EGRMGMT 563: Supply Chain Management
A firm's supply chain encompasses all of those processes involving the design, manufacturing, and delivery of a product to the end-customers. In the last 20 years, a combination of industry innovation, new technologies, and academic research has led to substantial growth in our knowledge and in our ability to manage supply chains. Companies in many sectors have realized both the synergies and the efficiencies that can be gained from solving supply chain problems, and have realized the competitive edge that effective supply chain management provides.
The objectives of this course are two-fold: (1) To develop conceptual and modeling skills, and to provide practical problem-solving tools, applicable to the design and analysis of supply chains, and (2) Identify how the existence of multiple (distinct) decision makers in the supply chain can create misaligned incentives that harm supply chain performance, and then to understand alternative contract structures and other responses that can help mitigate this effect. 3 credits. (Spring Semester)
EGRMGMT 574: Commercializing Technology Innovations: Turning Visions into Value
This course is designed to demystify and unify the journey from idea creation to value extraction through the use of concrete tools and real-world exercises.

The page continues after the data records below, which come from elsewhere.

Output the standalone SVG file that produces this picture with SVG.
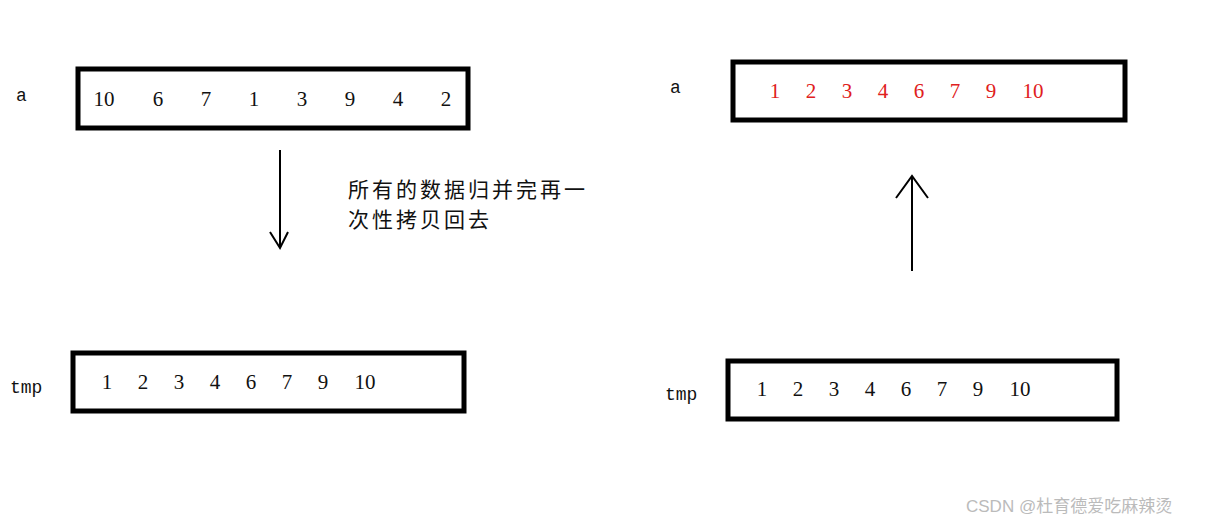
<svg xmlns="http://www.w3.org/2000/svg" width="1212" height="529" viewBox="0 0 1212 529">
<style>
.box{fill:#fff;stroke:#000;stroke-width:5}
.n{font-family:"Liberation Serif",serif;font-size:21px;fill:#111;text-anchor:middle}
.r{fill:#e02020}
.lbl{font-family:"Liberation Mono",monospace;font-size:18px;fill:#111}
.cn{font-family:"Noto Sans CJK SC",sans-serif;font-size:21px;letter-spacing:3px;fill:#111}
.ln{stroke:#000;stroke-width:2;fill:none}
.wm{font-family:"Liberation Sans","Noto Sans CJK SC",sans-serif;font-size:17px;fill:#bbb}
</style>
<rect width="1212" height="529" fill="#fff"/>
<g id="a-left">
<text class="lbl" x="16" y="101">a</text>
<rect class="box" x="78" y="69" width="390" height="59"/>
<text class="n" x="104" y="106">10</text><text class="n" x="158" y="106">6</text><text class="n" x="206" y="106">7</text><text class="n" x="254" y="106">1</text><text class="n" x="302" y="106">3</text><text class="n" x="350" y="106">9</text><text class="n" x="398" y="106">4</text><text class="n" x="446" y="106">2</text>
</g>
<g id="tmp-left">
<text class="lbl" x="10" y="393">tmp</text>
<rect class="box" x="73" y="353" width="391" height="58"/>
<text class="n" x="107" y="389">1</text><text class="n" x="143" y="389">2</text><text class="n" x="179" y="389">3</text><text class="n" x="215" y="389">4</text><text class="n" x="251" y="389">6</text><text class="n" x="287" y="389">7</text><text class="n" x="323" y="389">9</text><text class="n" x="365" y="389">10</text>
</g>
<g id="a-right">
<text class="lbl" x="670" y="93">a</text>
<rect class="box" x="733" y="62" width="392" height="58"/>
<text class="n r" x="775" y="98">1</text><text class="n r" x="811" y="98">2</text><text class="n r" x="847" y="98">3</text><text class="n r" x="883" y="98">4</text><text class="n r" x="919" y="98">6</text><text class="n r" x="955" y="98">7</text><text class="n r" x="991" y="98">9</text><text class="n r" x="1033" y="98">10</text>
</g>
<g id="tmp-right">
<text class="lbl" x="665" y="400">tmp</text>
<rect class="box" x="728" y="361" width="389" height="58"/>
<text class="n" x="762" y="396">1</text><text class="n" x="798" y="396">2</text><text class="n" x="834" y="396">3</text><text class="n" x="870" y="396">4</text><text class="n" x="906" y="396">6</text><text class="n" x="942" y="396">7</text><text class="n" x="978" y="396">9</text><text class="n" x="1020" y="396">10</text>
</g>
<g id="note">
<text class="cn" x="348" y="197">所有的数据归并完再一</text>
<text class="cn" x="348" y="227">次性拷贝回去</text>
</g>
<g id="connectors">
<path class="ln" d="M280 150 V248 M270 232 L280 248 L288 232"/>
<path class="ln" d="M912 271 V176 M896 198 L912 176 L928 198"/>
</g>
<text class="wm" x="966" y="512">CSDN @杜育德爱吃麻辣烫</text>
</svg>
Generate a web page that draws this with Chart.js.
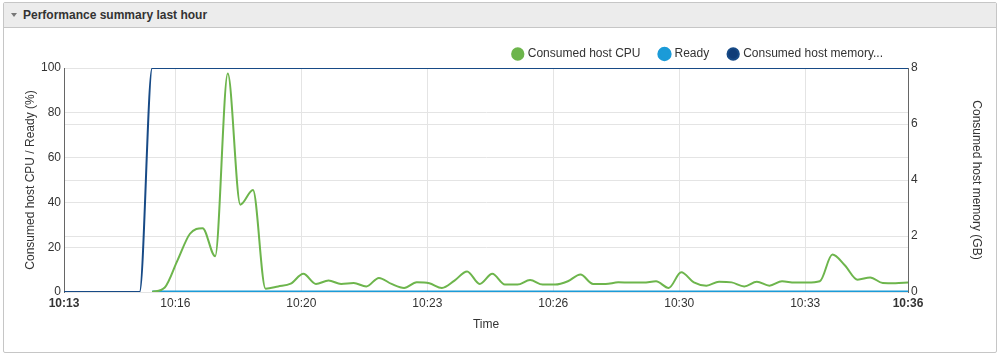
<!DOCTYPE html>
<html>
<head>
<meta charset="utf-8">
<script src="https://cdn.jsdelivr.net/npm/chart.js@4/dist/chart.umd.min.js"></script>
<style>
body { margin: 0; background: #fff; font-family: Arial, "Liberation Sans", sans-serif; }
#panel { position: absolute; left: 3px; top: 2px; width: 992px; height: 349px; border: 1px solid #c6c6c6; border-radius: 2px; }
#hdr { height: 24px; background: #ececec; border-bottom: 1px solid #c6c6c6; font-size: 12px; font-weight: bold; color: #333; line-height: 24px; padding-left: 19px; position: relative; }
#hdr:before { content: ""; position: absolute; left: 7px; top: 10px; border-left: 3px solid transparent; border-right: 3px solid transparent; border-top: 4px solid #777; }
#wrap { position: absolute; left: 4px; top: 28px; }
</style>
</head>
<body>
<div id="panel"><div id="hdr">Performance summary last hour</div></div>
<div id="wrap"><canvas id="perf" width="992" height="323"></canvas></div>
<script>
// 20 second samples, index 0 = 10:13
var timeLabels = ['10:13', '10:16', '10:20', '10:23', '10:26', '10:30', '10:33', '10:36'];
var tickAt = [0, 8.84, 18.84, 28.84, 38.84, 48.84, 58.84, 67];

var cpu = [null, null, null, null, null, null, null,
    0, 2, 14, 26, 28.5, 16, 97.5, 39, 45.5, 1.5,
    2.5, 3.7, 8.1, 3.6, 5.1, 3.6, 4.0, 2.5, 6.3, 3.6,
    1.8, 4.3, 3.9, 1.8, 5.1, 9.2, 3.6, 8.1, 3.3, 3.3,
    5.4, 3.3, 3.3, 4.8, 7.8, 3.6, 3.6, 4.3, 4.2, 4.2,
    4.8, 1.8, 8.8, 4.3, 2.8, 4.6, 4.3, 2.5, 4.6, 2.8,
    4.8, 4.2, 4.2, 4.8, 16.7, 11.8, 5.5, 6.5, 4.0, 3.9, 4.2];

var ready = [null, null, null, null, null, null, null,
    0, 0, 0, 0, 0, 0, 0, 0, 0, 0, 0, 0, 0, 0, 0, 0, 0, 0, 0, 0,
    0, 0, 0, 0, 0, 0, 0, 0, 0, 0, 0, 0, 0, 0, 0, 0, 0, 0, 0, 0,
    0, 0, 0, 0, 0, 0, 0, 0, 0, 0, 0, 0, 0, 0, 0, 0, 0, 0, 0, 0, 0];

var memoryGB = [0, 0, 0, 0, 0, 0, 0,
    8, 8, 8, 8, 8, 8, 8, 8, 8, 8, 8, 8, 8, 8, 8, 8, 8, 8, 8, 8,
    8, 8, 8, 8, 8, 8, 8, 8, 8, 8, 8, 8, 8, 8, 8, 8, 8, 8, 8, 8,
    8, 8, 8, 8, 8, 8, 8, 8, 8, 8, 8, 8, 8, 8, 8, 8, 8, 8, 8, 8, 8];

function pts(arr) {
    return arr.map((v, i) => ({ x: i, y: v }));
}

Chart.defaults.font.family = 'Arial, "Liberation Sans", sans-serif';
Chart.defaults.font.size = 12;
Chart.defaults.color = '#333';

var gridCol = '#e4e4e4';

// nudge the legend a little left of the plot's right edge
var legendShift = {
    id: 'legendShift',
    afterLayout: (chart) => {
        chart.legend.left -= 5;
        chart.legend.right -= 5;
    }
};

new Chart(document.getElementById('perf'), {
    type: 'line',
    data: {
        datasets: [{
            label: 'Consumed host CPU',
            data: pts(cpu),
            borderColor: '#6db54c',
            backgroundColor: '#6db54c',
            borderWidth: 2,
            pointRadius: 0,
            cubicInterpolationMode: 'monotone',
            yAxisID: 'y'
        }, {
            label: 'Ready',
            data: pts(ready),
            borderColor: '#1b9bd8',
            backgroundColor: '#1b9bd8',
            borderWidth: 3,
            pointRadius: 0,
            yAxisID: 'y'
        }, {
            label: 'Consumed host memory...',
            data: pts(memoryGB),
            borderColor: '#174a86',
            backgroundColor: '#0f3c78',
            borderWidth: 2,
            pointRadius: 0,
            cubicInterpolationMode: 'monotone',
            yAxisID: 'y1'
        }]
    },
    plugins: [legendShift],
    options: {
        responsive: false,
        animation: false,
        layout: { padding: 0 },
        plugins: {
            tooltip: { enabled: false },
            legend: {
                position: 'top',
                align: 'end',
                fullSize: false,
                maxHeight: 40,
                labels: {
                    usePointStyle: true,
                    pointStyle: 'circle',
                    boxWidth: 8,
                    boxHeight: 8,
                    padding: 20,
                    color: '#333'
                }
            }
        },
        scales: {
            x: {
                type: 'linear',
                min: 0,
                max: 67,
                afterBuildTicks: (axis) => {
                    axis.ticks = tickAt.map(v => ({ value: v }));
                },
                afterFit: (s) => { s.height = 59; },
                ticks: {
                    autoSkip: false,
                    maxRotation: 0,
                    padding: 4,
                    callback: (v, i) => timeLabels[i],
                    font: (ctx) => ({
                        size: 12,
                        weight: (ctx.index === 0 || ctx.index === timeLabels.length - 1) ? 'bold' : 'normal'
                    })
                },
                grid: {
                    drawTicks: false,
                    color: (ctx) => (ctx.index === 0 || ctx.index === timeLabels.length - 1) ? 'rgba(0,0,0,0)' : gridCol
                },
                border: { display: false },
                title: { display: true, text: 'Time', padding: { top: 0, bottom: 19 } }
            },
            y: {
                position: 'left',
                min: 0,
                max: 100,
                afterFit: (s) => { s.width = 60; },
                ticks: { stepSize: 20, padding: 3 },
                grid: { drawTicks: false, color: gridCol },
                border: { color: '#666' },
                title: { display: true, text: 'Consumed host CPU / Ready (%)', padding: { top: 19, bottom: 0 } }
            },
            y1: {
                position: 'right',
                min: 0,
                max: 8,
                afterFit: (s) => { s.width = 88; },
                ticks: { stepSize: 2, padding: 3 },
                grid: { drawTicks: false, color: gridCol },
                border: { color: '#666' },
                title: { display: true, text: 'Consumed host memory (GB)', padding: { top: 12, bottom: 0 } }
            }
        }
    }
});
</script>
</body>
</html>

Innovations have many sources (e.g., individuals, companies, universities, governments) and many vehicles for commercialization (e.g., licensing, new products, enhanced products, and new ventures). Through this course, students will learn to think more broadly about innovation and commercialization options and strategies. 3 credits. (Fall Semester)
EGRMGMT 580: Decision Models
Successful management requires the ability to recognize a decision situation, understand its essential features, and make a choice. However, many of these situations - particularly those involving uncertainty and/or complex interactions - may be too difficult to grasp intuitively, and the stakes may be too high to learn by experience. This course introduces spreadsheet modeling, simulation, decision analysis and optimization to represent and analyze such complex problems. The skills learned in this course are applicable in almost all aspects of business and should be helpful in future courses. 3 credits. (Fall and Spring Semesters)
EGRMGMT 590.XX: Competitive Strategies
Why do some ideas succeed in the marketplace, and others fail? The answer often boils down to strategy. This course is designed to teach the elements of competitive strategy with a focus on the special considerations of technology-based companies, with particular emphasis on innovation and entrepreneurial activities in ventures of all sizes. Students will gain an appreciation for the strategic considerations that affect the success of technology-based products in the marketplace through a systematic exposure to key concepts in analysis, formulation and execution of strategic options. The course is structured along the lines that a company or organization would likely follow in the development of a competitive strategy. 3 credits. (Fall and Spring Semesters)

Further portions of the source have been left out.